One-Pot French Onion Pasta
– 3 medium yellow onions, peeled and sliced
– 3 tablespoons olive oil
– 1 tablespoon unsalted butter
– salt and fresh cracked black pepper
– 3 teaspoons fresh thyme
– 2 cups water
– 2 1/2 cups chicken broth
– 12 ounces uncooked spaghetti
– salt and fresh cracked black pepper, to taste
– parmesan cheese
- Place a large heavy bottom sauce pan over medium heat. Add the olive oil and butter and stir until butter is melted. Add the sliced onions all at once. Stir to coat the onions in the fat. Allow onions to cook, undisturbed, for about 4 minutes. Add salt, pepper and thyme and stir. Allow the onions to cook for about 4 minutes at a time. Lower the heat if the onions are browning too quickly. The onions will begin to brown, break down, and resemble an onion jam.

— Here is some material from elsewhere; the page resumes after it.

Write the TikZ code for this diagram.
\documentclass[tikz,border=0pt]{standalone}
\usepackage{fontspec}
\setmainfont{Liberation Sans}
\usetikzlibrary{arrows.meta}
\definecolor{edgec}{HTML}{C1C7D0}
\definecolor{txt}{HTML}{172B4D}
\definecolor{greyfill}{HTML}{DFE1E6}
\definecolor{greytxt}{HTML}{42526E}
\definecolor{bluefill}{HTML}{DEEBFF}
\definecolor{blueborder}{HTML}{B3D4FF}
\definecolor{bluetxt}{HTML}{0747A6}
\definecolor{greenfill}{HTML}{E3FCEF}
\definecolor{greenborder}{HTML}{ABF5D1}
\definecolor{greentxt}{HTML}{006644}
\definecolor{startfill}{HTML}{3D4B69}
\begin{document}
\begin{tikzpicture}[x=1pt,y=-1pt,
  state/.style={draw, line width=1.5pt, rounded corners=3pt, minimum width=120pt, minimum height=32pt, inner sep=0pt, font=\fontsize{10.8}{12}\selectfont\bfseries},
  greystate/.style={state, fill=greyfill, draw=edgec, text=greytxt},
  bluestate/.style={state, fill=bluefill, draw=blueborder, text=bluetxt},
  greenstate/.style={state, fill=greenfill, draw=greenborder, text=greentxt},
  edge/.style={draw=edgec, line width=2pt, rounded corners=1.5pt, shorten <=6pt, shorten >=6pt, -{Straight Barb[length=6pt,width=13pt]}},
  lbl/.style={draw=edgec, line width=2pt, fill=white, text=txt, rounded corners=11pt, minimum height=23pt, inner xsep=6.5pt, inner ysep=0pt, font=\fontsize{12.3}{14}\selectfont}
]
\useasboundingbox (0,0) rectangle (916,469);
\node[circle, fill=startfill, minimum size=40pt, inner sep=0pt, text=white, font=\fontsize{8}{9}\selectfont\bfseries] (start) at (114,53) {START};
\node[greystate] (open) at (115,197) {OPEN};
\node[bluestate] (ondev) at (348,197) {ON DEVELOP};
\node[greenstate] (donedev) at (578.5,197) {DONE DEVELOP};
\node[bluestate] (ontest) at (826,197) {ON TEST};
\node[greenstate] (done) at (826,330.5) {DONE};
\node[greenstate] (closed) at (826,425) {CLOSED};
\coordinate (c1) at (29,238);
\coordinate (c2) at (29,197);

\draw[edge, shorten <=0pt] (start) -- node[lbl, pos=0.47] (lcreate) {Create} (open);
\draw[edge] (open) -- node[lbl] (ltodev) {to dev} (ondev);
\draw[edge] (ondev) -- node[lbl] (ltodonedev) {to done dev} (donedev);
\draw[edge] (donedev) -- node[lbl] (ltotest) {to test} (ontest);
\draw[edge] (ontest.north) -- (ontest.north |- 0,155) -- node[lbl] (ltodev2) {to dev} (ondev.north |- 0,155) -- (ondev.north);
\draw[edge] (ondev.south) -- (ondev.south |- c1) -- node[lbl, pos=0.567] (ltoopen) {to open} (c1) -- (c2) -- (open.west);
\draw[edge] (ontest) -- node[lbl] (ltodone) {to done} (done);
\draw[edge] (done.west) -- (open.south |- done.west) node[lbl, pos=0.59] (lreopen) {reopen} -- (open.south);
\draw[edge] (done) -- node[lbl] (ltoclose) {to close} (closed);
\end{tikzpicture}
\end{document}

- When onions are entirely browned and completely soft (about 15 minutes), add the water and chicken broth to the pan. Using a wooden spoon, scrape any burned bits off the bottom of the pan. Add the pasta all at once.
- Return to medium heat and bring to a simmer. Place the lid on the pan and allow to simmer for 5 minutes. Remove the lid to toss and stir the pasta for about 3 minutes. Return the lid and allow to cook for another 5 minutes. Remove the lid and taste the pasta for doneness. There will still be just under an inch of liquid in the pot. Allow the pasta to cook more (if it was still crunchy), or allow some of the liquid to cook off. It’s about your preference. I like a bit of the broth remaining. Plus, the pasta will absorb more of the liquid as it sits.
- To serve, spoon into large bowls, top with parmesan cheese.